#### [What is being asked]
Only a number is wanted: how many lines in the records below contain "Output"?

#### [Data for this exercise]
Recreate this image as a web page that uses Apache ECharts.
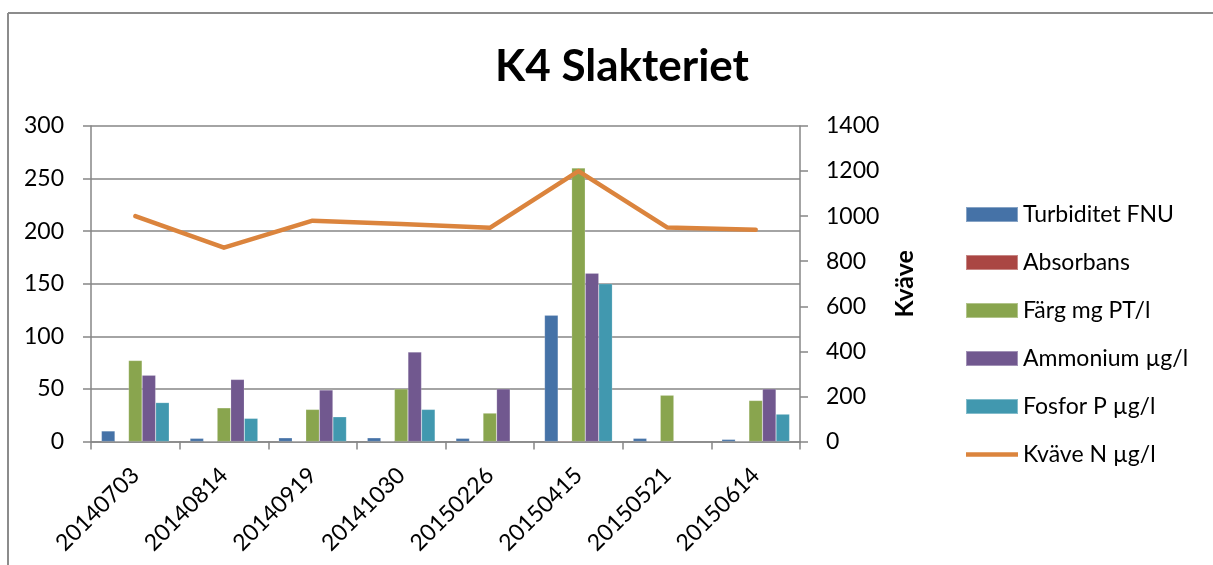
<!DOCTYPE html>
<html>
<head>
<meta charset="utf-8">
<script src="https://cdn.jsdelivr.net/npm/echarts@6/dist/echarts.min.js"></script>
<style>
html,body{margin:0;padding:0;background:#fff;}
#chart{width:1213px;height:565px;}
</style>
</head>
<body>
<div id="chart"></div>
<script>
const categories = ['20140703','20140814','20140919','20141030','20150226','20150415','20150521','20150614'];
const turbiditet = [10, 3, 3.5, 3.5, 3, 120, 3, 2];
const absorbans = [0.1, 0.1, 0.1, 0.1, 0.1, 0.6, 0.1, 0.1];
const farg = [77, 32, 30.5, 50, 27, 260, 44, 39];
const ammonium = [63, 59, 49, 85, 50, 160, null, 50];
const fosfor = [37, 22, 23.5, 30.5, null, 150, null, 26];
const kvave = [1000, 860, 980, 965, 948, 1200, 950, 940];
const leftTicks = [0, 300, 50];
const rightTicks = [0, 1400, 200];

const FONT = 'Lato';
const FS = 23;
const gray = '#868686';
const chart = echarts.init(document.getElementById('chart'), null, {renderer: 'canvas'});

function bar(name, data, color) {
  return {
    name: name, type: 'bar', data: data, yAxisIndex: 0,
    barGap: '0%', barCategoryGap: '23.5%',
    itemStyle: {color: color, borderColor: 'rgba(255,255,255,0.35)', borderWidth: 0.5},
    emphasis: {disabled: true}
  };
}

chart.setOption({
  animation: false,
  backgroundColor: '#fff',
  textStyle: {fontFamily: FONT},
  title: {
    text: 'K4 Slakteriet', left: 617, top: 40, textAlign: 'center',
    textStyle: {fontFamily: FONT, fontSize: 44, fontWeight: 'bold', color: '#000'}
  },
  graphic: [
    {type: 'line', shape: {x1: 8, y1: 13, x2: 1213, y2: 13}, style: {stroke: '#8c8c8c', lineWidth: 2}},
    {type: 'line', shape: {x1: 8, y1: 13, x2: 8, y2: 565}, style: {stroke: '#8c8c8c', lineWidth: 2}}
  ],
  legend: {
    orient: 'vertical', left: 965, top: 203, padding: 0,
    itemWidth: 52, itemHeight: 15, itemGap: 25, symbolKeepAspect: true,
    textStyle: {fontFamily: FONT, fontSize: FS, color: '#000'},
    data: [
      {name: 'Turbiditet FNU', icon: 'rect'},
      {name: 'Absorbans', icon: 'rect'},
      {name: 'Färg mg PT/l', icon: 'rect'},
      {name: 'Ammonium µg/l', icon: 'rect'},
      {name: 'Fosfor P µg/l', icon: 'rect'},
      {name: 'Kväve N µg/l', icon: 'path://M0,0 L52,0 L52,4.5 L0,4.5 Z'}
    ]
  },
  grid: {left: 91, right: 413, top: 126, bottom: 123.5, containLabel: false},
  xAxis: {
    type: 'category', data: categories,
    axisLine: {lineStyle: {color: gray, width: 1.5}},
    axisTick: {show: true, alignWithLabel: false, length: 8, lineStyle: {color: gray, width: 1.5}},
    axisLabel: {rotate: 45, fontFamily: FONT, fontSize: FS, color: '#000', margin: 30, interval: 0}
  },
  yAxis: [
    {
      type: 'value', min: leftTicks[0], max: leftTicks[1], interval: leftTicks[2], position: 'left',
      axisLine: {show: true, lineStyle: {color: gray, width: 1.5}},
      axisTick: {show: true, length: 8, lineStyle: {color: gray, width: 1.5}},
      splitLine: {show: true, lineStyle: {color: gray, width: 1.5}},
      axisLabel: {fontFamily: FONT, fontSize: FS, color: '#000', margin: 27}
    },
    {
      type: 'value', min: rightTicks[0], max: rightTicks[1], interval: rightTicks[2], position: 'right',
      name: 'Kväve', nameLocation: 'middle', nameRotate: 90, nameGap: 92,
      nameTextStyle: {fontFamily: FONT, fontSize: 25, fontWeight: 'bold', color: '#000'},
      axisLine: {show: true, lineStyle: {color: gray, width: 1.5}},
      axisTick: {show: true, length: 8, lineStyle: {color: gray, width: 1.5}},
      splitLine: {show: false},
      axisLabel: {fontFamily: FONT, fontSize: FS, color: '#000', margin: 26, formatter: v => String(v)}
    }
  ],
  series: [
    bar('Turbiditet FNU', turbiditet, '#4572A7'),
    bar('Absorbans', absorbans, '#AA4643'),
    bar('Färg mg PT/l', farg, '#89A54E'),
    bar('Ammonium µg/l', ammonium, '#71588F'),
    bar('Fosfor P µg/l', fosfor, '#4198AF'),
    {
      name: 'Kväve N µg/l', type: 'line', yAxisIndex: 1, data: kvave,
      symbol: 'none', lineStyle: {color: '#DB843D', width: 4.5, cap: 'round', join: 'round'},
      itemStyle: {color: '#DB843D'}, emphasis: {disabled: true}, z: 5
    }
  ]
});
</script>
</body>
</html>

==

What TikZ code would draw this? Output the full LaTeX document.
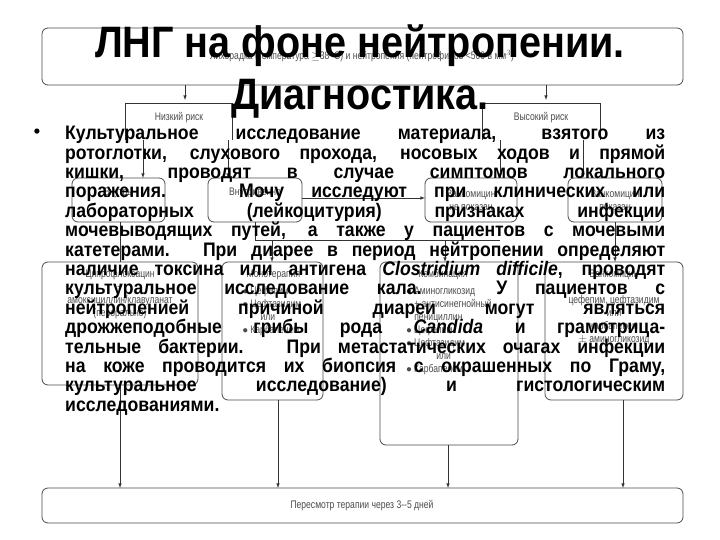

* * *

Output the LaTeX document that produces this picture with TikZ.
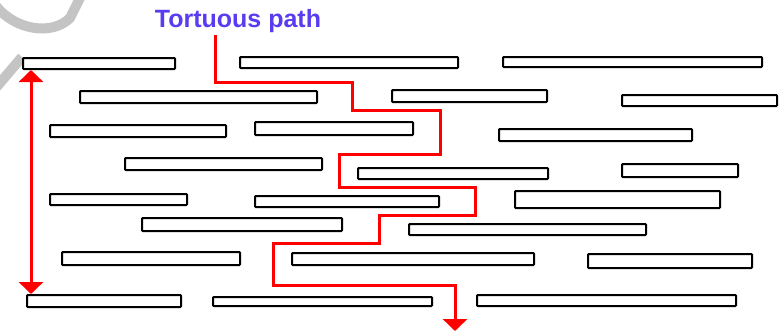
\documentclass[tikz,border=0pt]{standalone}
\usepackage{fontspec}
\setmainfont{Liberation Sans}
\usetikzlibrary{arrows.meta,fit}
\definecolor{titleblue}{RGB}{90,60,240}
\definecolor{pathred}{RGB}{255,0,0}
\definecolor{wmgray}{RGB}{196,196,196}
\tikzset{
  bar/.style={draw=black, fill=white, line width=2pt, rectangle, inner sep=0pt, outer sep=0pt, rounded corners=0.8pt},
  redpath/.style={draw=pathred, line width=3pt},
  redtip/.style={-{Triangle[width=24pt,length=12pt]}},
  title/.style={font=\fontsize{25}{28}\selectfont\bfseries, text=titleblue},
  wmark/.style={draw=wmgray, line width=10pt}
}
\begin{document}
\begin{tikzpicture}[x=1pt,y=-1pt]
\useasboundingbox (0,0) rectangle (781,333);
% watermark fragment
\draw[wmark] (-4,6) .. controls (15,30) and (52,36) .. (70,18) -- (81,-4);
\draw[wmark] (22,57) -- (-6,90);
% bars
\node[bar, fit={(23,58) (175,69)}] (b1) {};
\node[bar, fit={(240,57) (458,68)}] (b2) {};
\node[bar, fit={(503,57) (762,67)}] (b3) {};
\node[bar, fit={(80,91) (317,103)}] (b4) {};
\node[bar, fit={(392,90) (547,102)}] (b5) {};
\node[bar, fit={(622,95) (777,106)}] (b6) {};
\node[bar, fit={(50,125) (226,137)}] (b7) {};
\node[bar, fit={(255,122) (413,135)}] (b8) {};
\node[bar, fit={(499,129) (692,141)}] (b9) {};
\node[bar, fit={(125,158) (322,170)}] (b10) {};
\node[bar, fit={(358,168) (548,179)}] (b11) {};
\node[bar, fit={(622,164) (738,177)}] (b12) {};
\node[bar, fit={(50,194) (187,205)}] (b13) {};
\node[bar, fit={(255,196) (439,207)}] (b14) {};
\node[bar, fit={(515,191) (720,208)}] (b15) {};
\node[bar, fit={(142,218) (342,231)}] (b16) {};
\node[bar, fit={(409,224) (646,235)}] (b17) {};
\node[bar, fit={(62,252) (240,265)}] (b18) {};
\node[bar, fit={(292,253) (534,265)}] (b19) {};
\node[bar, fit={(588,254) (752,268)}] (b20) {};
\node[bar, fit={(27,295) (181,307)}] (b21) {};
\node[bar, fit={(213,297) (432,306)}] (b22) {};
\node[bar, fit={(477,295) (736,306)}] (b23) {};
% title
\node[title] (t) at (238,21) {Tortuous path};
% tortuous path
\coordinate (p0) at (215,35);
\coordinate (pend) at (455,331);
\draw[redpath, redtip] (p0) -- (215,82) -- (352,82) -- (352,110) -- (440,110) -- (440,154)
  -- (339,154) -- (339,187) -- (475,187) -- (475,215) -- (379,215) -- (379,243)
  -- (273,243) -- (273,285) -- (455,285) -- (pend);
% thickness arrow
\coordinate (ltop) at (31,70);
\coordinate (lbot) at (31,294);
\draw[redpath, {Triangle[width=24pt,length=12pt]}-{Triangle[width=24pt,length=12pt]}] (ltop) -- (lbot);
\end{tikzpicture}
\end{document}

#### [Solution]
2